Stored records:
• • •

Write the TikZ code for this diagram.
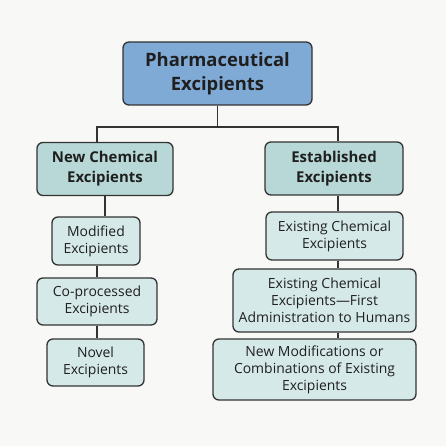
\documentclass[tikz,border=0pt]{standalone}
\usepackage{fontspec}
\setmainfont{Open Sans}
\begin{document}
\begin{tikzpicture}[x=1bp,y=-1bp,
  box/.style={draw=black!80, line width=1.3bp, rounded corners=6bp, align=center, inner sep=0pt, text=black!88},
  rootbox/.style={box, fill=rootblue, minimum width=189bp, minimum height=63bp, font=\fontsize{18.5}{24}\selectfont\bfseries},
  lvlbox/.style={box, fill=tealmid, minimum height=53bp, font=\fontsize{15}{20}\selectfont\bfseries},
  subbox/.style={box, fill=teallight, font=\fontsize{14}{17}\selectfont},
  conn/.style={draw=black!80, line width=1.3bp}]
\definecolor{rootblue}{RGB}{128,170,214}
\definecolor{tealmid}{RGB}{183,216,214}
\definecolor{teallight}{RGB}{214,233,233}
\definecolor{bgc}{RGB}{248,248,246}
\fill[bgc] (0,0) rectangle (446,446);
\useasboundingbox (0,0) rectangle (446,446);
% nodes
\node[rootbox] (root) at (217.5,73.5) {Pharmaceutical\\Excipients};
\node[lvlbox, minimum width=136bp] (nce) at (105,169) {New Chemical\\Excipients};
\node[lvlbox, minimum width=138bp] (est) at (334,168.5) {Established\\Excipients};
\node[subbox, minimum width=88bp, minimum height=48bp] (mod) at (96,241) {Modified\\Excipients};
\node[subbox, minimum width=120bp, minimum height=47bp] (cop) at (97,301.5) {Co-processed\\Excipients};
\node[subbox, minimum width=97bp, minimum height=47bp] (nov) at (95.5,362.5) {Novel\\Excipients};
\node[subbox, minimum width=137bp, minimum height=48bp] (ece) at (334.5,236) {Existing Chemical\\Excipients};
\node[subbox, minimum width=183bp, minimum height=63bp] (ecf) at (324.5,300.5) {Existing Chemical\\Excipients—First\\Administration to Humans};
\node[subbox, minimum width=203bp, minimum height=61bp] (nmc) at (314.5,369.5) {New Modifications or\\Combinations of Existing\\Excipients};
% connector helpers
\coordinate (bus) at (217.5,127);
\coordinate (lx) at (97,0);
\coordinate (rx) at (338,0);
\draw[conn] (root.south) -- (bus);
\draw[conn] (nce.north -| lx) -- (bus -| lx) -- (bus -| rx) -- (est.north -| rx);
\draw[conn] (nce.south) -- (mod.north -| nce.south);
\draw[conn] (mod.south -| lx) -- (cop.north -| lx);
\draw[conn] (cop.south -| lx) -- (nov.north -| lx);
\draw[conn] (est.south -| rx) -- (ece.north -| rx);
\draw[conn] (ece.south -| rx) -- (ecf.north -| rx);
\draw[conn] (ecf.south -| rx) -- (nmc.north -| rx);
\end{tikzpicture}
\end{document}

• • •

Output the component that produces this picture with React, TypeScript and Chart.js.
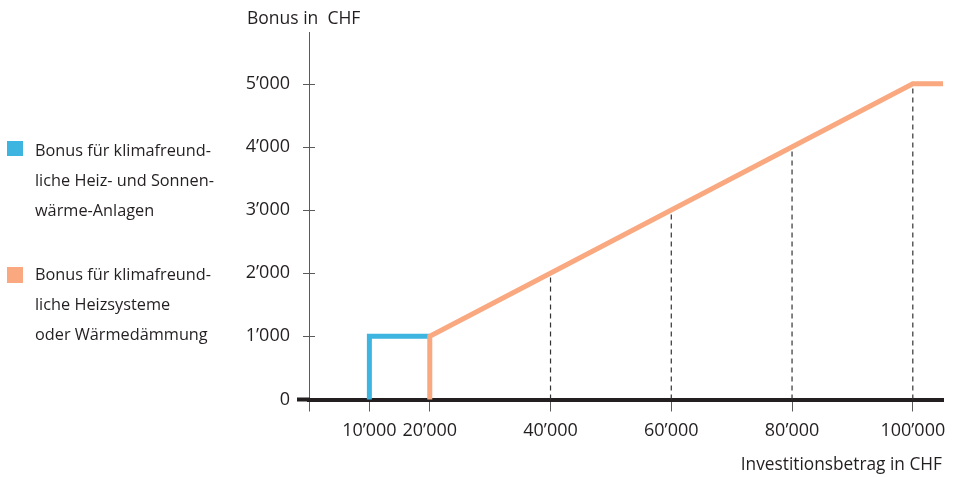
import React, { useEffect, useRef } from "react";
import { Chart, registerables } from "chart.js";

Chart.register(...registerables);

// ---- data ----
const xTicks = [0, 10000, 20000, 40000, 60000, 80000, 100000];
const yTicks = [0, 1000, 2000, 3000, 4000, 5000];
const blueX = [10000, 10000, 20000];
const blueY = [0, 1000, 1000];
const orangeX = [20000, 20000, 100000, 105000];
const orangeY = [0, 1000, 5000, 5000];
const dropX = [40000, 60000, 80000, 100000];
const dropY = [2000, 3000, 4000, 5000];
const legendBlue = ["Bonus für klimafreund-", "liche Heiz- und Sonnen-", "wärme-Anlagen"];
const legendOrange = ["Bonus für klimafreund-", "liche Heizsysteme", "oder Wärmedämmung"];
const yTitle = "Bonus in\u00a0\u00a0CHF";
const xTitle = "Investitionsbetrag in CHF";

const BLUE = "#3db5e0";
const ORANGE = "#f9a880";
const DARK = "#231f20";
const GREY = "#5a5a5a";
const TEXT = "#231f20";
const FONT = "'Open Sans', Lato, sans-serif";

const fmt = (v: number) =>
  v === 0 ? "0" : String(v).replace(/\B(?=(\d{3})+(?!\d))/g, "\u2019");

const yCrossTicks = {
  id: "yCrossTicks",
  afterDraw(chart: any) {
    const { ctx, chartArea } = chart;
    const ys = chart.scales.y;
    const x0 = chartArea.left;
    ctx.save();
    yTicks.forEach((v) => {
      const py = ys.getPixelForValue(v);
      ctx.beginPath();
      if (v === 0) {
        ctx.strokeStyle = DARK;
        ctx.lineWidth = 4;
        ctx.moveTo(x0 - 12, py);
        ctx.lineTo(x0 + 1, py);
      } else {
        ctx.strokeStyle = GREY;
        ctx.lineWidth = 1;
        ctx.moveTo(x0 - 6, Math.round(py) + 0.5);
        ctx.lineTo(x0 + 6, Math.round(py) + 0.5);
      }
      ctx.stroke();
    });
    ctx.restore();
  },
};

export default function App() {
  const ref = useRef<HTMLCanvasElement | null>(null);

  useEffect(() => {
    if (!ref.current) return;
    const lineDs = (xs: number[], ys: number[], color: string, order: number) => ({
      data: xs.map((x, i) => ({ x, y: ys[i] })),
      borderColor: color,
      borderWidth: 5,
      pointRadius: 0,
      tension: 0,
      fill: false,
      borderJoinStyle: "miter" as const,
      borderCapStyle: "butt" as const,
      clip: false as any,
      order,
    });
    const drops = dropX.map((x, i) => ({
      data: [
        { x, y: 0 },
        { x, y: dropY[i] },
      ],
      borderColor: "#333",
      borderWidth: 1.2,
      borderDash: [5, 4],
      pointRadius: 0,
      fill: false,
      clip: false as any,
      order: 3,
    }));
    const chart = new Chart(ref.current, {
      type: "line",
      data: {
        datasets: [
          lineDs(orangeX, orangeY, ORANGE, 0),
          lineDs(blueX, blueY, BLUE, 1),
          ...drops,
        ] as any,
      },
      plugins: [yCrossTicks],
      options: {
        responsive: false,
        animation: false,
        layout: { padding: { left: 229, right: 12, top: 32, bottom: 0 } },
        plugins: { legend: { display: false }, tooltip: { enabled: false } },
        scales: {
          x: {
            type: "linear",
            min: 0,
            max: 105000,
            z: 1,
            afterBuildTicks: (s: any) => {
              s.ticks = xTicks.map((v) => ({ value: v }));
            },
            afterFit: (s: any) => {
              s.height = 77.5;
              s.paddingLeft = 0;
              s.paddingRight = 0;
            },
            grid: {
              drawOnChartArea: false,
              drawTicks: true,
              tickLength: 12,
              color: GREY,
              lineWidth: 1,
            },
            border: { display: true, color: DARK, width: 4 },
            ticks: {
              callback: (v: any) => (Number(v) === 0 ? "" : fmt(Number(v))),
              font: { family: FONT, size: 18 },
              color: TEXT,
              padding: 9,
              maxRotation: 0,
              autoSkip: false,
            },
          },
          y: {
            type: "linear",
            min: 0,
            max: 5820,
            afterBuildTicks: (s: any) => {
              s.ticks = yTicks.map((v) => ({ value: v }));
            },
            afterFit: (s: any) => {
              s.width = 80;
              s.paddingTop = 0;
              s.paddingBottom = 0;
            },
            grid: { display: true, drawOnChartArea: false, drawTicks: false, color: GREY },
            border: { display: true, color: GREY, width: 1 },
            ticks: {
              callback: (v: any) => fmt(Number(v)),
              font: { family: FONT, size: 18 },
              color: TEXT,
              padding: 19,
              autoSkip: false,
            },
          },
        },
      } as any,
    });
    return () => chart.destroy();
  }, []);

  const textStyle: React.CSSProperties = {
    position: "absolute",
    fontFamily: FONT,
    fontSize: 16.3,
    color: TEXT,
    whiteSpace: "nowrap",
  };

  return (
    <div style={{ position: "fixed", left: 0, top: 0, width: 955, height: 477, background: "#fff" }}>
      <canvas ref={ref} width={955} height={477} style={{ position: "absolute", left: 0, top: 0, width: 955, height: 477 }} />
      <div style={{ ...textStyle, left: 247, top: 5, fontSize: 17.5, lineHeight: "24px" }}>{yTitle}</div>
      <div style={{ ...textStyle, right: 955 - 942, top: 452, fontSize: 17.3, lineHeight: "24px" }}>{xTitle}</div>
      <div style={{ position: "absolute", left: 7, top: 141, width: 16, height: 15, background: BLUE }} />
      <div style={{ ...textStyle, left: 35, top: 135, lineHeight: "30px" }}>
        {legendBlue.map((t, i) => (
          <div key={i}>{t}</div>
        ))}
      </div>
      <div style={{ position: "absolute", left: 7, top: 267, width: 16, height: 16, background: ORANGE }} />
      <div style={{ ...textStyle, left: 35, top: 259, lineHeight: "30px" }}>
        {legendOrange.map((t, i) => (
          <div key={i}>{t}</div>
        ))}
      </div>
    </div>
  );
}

• • •

- _Do this_: Output exactly the lines above, from the line with "Output the component" to the line with "Chart.register(...registerables);", both included; skip the pictures.

- _Expected answer_:
Output the component that produces this picture with React, TypeScript and Chart.js.
import React, { useEffect, useRef } from "react";
import { Chart, registerables } from "chart.js";

Chart.register(...registerables);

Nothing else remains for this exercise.